In a report published last Friday, the Dublin-based AFrI peace and justice group said there was a growing dependency on the arms trade in the North, with more than 8,000 people now employed directly or indirectly in weapons-related companies.
It was a "cruel irony", the report said, that while peace was being consolidated, with demilitarisation and decommissioning being negotiated, the North was being marketed internationally as a centre of aviation excellence and a prime location for weapons manufacturing.
More than 300 jobs have been announced in the sector in the past 18 months, including 140 at Belfast's Short Brothers and 150 at Raytheon Systems in Derry, for the development of a new spy-plane radar system for the British Ministry of Defence.

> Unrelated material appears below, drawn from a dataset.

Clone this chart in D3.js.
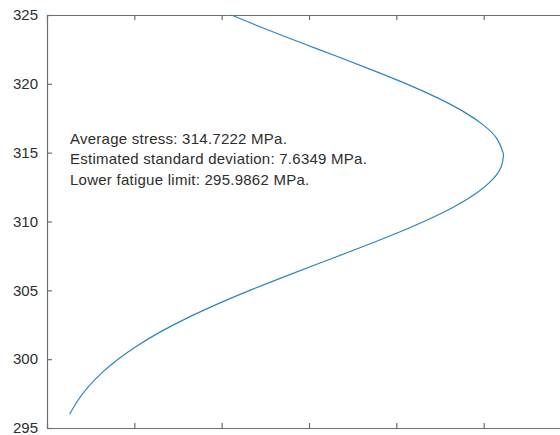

The report, What Price Peace? The Irish Peace Process and the International Arms Trade, profiled a number of companies involved in the production of military-related technology. According to the report, Northern Ireland's growing dependency on the arms trade ran counter to an international trend towards converting military industries.
"Extensive research in the last 20 years has shown how spending on military research and development and production is detrimental to the wider economy and industry of a nation," the report stated. Claims that weapons manufacturing had spin-off benefits for the civil economy were a "fallacy", it said, as production processes tended to be technologically specific and large-scale.
In a preface to the report, Derry-based economist Dr Robbie McVeigh said there was a "sad paradox" in the fact that the same governments and politicians who sought to take the gun out of Irish politics were seeking to expand the North's arms industry. "The reassuring aspect of this is meant to be that these weapons will be used to kill people somewhere other than Ireland," he said.
The report concluded that "allowing inward investment for the production of military-related goods in Northern Ireland, far from capitalising on the expected peace dividend, reflects a failure on behalf of the British government to convert the existing military industrial base within the North, and to adequately plan for the structural adjustments that are a necessary part of the peace process.
"What is needed is a concerted programme of support to convert existing military industry to civilian use, and also greater support to economic activity that is servicing local needs."